> **What to produce**
Print nothing but the lines from the start of the listing below through the line that contains "const freqTicks = [0, 400, 800, 1200];". Do not include the pictures.

> **Data**
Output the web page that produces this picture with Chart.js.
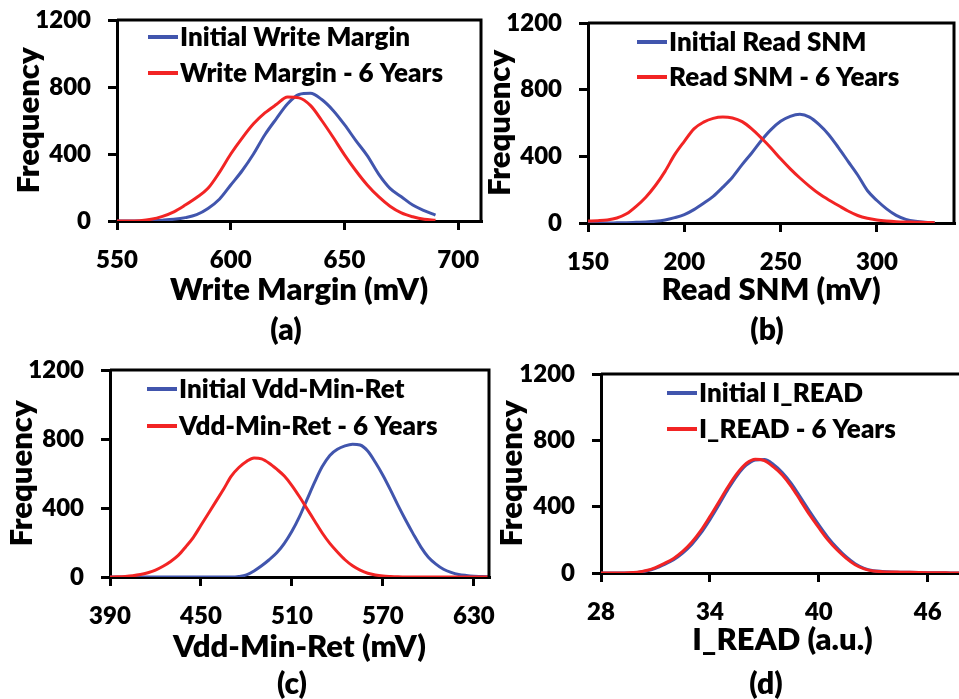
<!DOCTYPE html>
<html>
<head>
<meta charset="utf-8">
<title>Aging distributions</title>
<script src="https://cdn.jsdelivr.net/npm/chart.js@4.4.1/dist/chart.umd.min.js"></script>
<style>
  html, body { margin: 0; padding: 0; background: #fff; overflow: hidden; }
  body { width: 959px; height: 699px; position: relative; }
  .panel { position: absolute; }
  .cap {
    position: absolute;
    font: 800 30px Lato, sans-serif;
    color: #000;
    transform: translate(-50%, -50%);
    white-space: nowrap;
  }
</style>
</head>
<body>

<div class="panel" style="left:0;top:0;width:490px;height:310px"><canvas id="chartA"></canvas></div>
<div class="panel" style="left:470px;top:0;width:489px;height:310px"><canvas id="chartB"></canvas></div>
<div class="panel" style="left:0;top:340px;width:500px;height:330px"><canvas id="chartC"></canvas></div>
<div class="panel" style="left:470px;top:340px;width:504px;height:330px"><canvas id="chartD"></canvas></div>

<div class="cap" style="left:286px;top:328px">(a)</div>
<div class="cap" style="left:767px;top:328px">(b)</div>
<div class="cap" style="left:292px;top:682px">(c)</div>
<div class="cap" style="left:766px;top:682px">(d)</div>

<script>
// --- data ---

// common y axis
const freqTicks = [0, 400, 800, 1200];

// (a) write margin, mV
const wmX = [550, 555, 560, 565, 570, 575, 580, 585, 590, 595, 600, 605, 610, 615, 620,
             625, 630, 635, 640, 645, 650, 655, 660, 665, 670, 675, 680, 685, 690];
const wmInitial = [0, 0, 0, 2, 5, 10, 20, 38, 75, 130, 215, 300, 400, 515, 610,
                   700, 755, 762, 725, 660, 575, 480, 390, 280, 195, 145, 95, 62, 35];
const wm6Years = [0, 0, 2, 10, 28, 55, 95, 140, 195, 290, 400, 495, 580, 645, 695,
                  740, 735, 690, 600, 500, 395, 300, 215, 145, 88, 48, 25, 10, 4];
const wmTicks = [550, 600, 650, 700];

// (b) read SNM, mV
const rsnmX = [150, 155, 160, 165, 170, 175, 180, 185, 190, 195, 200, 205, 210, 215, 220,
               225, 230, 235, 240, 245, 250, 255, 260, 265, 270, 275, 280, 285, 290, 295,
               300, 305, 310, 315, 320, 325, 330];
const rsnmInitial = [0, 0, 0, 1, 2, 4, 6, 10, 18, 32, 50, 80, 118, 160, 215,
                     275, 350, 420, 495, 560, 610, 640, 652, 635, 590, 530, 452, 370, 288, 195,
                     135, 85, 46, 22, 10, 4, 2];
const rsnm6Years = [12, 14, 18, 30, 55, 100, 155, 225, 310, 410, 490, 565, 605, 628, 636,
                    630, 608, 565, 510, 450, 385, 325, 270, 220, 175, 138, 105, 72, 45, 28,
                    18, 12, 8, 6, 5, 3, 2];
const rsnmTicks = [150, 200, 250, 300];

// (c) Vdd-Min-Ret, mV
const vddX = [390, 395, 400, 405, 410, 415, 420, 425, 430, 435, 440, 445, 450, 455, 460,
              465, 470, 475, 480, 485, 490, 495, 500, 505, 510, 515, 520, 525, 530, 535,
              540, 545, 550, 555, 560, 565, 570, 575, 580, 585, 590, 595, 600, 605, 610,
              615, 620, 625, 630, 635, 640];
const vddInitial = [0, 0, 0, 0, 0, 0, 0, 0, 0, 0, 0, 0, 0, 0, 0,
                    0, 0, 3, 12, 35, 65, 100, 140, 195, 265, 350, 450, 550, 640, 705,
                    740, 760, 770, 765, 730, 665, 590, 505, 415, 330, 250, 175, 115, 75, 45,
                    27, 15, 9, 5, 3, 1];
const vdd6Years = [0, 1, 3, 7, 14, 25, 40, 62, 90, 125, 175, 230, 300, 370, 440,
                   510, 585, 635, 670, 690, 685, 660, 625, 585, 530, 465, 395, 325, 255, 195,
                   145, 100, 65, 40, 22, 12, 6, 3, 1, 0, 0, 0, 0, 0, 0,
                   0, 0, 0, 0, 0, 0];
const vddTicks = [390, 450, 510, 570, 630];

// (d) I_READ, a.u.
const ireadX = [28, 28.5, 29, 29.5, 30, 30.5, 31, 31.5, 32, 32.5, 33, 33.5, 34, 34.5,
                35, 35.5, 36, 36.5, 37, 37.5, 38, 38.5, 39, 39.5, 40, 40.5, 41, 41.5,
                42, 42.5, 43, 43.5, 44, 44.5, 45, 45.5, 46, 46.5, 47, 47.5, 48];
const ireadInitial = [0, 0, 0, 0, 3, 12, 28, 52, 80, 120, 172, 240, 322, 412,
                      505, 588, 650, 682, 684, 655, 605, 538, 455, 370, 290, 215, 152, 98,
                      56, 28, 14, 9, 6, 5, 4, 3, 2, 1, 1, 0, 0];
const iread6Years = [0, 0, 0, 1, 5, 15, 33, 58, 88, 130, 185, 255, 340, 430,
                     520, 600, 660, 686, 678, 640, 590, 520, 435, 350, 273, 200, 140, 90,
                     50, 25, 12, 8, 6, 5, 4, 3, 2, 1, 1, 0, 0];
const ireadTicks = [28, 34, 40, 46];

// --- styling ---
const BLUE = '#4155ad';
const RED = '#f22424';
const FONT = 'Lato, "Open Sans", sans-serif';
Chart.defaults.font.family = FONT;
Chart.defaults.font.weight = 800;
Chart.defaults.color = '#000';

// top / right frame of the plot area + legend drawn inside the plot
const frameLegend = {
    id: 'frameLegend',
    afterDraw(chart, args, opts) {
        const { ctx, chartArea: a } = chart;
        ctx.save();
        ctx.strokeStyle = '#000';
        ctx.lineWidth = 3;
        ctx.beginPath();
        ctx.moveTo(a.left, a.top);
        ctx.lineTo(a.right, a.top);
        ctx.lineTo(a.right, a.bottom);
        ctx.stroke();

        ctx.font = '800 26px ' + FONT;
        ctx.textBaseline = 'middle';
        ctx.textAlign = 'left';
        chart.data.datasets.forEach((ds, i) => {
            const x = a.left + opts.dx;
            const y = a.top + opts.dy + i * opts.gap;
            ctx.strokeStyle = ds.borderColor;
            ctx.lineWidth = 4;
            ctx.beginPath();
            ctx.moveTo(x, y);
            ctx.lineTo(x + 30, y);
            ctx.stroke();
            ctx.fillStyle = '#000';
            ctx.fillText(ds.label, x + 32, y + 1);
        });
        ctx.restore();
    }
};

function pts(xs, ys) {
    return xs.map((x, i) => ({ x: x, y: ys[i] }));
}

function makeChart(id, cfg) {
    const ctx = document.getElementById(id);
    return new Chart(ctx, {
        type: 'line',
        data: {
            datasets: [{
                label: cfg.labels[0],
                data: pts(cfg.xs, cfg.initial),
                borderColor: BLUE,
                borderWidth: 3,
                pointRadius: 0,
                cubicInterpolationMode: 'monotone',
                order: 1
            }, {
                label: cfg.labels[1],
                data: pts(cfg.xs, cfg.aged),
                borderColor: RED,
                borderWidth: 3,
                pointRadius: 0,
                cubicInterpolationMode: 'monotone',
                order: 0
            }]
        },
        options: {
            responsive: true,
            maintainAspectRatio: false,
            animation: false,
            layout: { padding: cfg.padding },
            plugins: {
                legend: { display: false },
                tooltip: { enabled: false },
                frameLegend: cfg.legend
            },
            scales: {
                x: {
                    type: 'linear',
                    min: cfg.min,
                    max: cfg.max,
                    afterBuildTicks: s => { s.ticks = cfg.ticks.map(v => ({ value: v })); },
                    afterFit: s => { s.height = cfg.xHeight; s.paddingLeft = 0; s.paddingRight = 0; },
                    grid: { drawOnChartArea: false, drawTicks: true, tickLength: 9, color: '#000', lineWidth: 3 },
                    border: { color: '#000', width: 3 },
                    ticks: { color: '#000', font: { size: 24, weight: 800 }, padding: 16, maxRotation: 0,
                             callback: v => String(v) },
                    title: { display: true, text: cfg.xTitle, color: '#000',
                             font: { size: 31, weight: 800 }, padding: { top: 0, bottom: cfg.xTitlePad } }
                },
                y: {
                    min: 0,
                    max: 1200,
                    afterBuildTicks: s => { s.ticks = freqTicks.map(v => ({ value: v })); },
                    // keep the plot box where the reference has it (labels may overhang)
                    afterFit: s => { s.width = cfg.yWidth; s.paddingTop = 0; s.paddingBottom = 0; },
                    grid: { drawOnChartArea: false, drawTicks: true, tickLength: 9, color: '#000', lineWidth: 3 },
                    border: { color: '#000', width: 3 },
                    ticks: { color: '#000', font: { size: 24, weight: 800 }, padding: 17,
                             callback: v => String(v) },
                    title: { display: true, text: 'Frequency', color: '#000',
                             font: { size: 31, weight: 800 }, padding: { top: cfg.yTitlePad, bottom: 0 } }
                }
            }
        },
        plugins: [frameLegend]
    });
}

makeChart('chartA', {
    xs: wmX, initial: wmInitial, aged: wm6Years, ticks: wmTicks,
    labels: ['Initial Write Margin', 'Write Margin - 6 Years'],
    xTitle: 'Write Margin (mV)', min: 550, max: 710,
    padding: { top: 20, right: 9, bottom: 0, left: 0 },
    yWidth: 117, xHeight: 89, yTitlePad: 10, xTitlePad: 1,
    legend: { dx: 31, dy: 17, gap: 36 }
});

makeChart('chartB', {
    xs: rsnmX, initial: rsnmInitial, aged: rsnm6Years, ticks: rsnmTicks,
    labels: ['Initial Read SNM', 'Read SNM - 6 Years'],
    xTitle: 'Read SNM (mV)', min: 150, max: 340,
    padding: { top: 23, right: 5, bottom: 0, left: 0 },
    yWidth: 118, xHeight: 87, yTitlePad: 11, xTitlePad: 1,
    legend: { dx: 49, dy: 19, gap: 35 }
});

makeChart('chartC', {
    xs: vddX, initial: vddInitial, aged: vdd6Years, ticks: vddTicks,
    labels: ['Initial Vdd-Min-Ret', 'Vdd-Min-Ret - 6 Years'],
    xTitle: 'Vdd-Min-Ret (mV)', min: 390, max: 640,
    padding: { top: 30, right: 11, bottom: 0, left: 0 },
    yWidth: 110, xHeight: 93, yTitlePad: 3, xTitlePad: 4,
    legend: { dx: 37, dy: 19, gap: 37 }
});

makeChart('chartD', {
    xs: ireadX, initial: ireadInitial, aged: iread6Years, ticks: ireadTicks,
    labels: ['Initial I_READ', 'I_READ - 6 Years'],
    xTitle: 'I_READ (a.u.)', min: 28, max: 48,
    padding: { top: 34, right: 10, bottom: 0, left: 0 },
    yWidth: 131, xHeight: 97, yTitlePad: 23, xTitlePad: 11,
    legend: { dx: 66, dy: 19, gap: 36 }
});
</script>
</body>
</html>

> **Task result**
Output the web page that produces this picture with Chart.js.
<!DOCTYPE html>
<html>
<head>
<meta charset="utf-8">
<title>Aging distributions</title>
<script src="https://cdn.jsdelivr.net/npm/chart.js@4.4.1/dist/chart.umd.min.js"></script>
<style>
  html, body { margin: 0; padding: 0; background: #fff; overflow: hidden; }
  body { width: 959px; height: 699px; position: relative; }
  .panel { position: absolute; }
  .cap {
    position: absolute;
    font: 800 30px Lato, sans-serif;
    color: #000;
    transform: translate(-50%, -50%);
    white-space: nowrap;
  }
</style>
</head>
<body>

<div class="panel" style="left:0;top:0;width:490px;height:310px"><canvas id="chartA"></canvas></div>
<div class="panel" style="left:470px;top:0;width:489px;height:310px"><canvas id="chartB"></canvas></div>
<div class="panel" style="left:0;top:340px;width:500px;height:330px"><canvas id="chartC"></canvas></div>
<div class="panel" style="left:470px;top:340px;width:504px;height:330px"><canvas id="chartD"></canvas></div>

<div class="cap" style="left:286px;top:328px">(a)</div>
<div class="cap" style="left:767px;top:328px">(b)</div>
<div class="cap" style="left:292px;top:682px">(c)</div>
<div class="cap" style="left:766px;top:682px">(d)</div>

<script>
// --- data ---

// common y axis
const freqTicks = [0, 400, 800, 1200];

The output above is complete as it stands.